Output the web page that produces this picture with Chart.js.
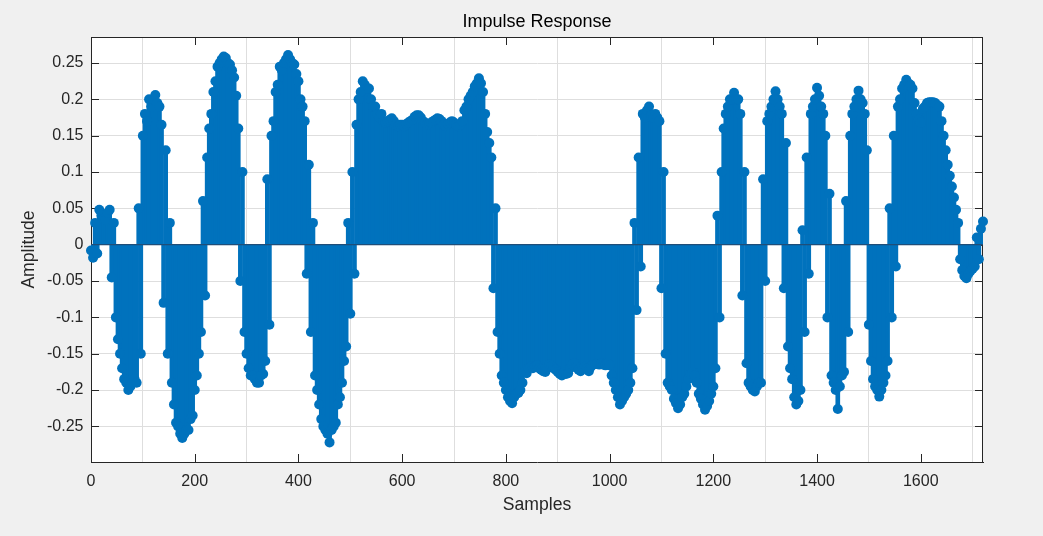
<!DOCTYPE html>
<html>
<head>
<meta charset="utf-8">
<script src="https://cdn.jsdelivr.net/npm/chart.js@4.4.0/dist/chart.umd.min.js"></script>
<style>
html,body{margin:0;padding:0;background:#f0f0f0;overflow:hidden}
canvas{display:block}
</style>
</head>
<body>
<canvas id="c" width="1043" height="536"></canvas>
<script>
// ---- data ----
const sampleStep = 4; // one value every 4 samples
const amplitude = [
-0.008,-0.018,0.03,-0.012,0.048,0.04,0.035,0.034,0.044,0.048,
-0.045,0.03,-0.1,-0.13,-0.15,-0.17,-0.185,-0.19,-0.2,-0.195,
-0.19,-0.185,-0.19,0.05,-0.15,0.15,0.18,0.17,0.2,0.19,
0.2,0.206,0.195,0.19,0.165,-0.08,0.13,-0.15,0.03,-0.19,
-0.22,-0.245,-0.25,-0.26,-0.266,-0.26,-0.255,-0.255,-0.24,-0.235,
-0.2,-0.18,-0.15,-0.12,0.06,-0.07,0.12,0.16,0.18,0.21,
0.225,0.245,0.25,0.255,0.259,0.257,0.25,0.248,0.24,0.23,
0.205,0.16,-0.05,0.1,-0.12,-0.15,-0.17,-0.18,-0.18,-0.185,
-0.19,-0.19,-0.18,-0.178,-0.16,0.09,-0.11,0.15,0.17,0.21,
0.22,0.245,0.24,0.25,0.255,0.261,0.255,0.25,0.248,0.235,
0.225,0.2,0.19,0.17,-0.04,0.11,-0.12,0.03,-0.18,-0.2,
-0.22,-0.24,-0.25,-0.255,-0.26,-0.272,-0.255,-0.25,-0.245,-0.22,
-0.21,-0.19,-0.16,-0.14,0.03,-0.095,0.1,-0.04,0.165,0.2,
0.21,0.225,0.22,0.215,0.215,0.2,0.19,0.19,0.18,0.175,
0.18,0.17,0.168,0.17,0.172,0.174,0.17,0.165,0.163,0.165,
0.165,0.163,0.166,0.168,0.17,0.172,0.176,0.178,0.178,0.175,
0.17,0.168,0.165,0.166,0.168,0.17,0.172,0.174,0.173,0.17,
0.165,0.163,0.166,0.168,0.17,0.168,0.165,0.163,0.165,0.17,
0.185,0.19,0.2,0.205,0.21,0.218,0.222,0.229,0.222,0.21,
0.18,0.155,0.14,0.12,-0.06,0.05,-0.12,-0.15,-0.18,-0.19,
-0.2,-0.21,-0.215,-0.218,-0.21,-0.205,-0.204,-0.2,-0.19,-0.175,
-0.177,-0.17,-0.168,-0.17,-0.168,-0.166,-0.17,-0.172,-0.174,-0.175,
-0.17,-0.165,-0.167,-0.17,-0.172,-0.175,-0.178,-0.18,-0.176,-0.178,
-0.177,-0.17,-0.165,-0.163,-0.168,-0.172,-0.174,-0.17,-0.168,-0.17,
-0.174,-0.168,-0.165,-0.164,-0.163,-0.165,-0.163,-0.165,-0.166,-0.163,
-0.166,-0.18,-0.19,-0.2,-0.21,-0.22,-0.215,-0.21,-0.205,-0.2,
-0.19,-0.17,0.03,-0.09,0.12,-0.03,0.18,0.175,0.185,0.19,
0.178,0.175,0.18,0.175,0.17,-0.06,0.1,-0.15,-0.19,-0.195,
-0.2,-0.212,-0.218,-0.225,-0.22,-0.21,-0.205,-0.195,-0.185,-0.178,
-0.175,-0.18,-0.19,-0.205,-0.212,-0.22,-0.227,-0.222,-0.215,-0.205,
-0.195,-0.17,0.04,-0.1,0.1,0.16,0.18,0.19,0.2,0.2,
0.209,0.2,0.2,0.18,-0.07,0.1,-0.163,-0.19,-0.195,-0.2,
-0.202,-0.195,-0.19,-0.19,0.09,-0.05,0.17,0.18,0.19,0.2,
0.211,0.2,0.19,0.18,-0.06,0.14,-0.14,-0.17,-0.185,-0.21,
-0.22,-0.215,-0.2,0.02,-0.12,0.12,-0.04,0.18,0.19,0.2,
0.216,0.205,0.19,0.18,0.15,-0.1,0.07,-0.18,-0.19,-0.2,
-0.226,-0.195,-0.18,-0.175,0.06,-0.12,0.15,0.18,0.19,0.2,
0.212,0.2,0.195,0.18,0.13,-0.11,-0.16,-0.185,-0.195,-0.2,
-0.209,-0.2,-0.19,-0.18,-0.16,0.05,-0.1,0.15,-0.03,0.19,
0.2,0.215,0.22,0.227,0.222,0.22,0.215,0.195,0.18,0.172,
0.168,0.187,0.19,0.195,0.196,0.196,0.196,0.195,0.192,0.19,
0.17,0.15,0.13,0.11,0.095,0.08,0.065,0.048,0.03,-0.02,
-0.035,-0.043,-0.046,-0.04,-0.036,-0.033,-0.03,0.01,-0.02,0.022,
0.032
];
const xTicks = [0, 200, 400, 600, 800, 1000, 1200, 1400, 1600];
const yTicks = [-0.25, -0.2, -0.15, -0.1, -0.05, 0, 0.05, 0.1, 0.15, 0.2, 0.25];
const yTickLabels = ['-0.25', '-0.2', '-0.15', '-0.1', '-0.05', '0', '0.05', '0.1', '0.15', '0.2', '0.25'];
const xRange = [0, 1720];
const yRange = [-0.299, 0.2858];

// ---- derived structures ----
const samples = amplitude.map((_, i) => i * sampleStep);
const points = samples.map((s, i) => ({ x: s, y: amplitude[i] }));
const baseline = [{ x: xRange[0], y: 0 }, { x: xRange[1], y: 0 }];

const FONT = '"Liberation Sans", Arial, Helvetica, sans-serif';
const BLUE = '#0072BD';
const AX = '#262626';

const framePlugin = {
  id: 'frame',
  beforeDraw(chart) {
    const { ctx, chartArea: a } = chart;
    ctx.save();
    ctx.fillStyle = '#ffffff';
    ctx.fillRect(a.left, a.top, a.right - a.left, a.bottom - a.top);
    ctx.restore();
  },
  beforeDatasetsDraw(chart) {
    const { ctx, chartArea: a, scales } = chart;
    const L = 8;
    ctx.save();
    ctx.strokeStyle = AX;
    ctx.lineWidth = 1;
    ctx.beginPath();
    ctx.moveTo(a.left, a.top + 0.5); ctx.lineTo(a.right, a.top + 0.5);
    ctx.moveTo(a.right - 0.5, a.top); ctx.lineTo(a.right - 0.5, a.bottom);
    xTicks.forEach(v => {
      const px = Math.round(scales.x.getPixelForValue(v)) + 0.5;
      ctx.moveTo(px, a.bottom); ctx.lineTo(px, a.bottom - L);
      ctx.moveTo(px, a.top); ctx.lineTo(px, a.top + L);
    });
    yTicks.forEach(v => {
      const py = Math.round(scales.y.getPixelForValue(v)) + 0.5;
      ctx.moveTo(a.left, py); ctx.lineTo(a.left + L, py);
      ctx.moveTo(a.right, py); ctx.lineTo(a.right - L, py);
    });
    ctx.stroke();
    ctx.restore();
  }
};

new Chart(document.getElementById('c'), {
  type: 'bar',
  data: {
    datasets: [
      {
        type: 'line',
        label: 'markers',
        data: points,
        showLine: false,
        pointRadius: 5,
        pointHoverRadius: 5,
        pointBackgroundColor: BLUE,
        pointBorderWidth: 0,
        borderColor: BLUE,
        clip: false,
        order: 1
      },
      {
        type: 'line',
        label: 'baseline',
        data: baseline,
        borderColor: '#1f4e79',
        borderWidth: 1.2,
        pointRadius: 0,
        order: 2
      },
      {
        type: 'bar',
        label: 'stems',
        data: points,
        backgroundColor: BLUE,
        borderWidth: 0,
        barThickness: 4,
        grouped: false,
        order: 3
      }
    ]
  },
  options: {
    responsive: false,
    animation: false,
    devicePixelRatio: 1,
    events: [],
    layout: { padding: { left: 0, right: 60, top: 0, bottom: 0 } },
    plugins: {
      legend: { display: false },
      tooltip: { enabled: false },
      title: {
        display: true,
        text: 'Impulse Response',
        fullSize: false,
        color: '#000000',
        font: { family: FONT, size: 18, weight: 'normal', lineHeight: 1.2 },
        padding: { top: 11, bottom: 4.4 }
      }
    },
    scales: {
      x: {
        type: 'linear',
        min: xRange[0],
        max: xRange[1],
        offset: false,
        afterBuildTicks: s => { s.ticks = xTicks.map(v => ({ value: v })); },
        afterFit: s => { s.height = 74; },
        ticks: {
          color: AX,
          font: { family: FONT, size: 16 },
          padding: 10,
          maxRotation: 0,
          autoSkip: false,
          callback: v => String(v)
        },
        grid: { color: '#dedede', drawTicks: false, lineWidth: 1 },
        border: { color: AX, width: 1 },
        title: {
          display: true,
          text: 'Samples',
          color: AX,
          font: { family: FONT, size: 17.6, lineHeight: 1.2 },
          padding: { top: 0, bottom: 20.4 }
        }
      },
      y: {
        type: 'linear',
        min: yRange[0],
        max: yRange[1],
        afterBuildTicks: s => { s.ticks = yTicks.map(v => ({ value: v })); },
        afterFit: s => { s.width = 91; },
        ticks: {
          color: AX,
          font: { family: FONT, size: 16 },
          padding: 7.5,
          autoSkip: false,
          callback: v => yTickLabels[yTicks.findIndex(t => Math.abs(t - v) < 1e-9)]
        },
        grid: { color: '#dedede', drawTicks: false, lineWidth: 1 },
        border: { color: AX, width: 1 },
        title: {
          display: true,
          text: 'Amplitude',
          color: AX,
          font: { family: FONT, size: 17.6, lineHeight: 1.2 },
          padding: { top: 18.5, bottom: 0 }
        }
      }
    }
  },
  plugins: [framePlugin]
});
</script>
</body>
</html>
::::::::::
* **Set problem**
List every line above that contains the word "picture".

* **Full response**
Output the web page that produces this picture with Chart.js.

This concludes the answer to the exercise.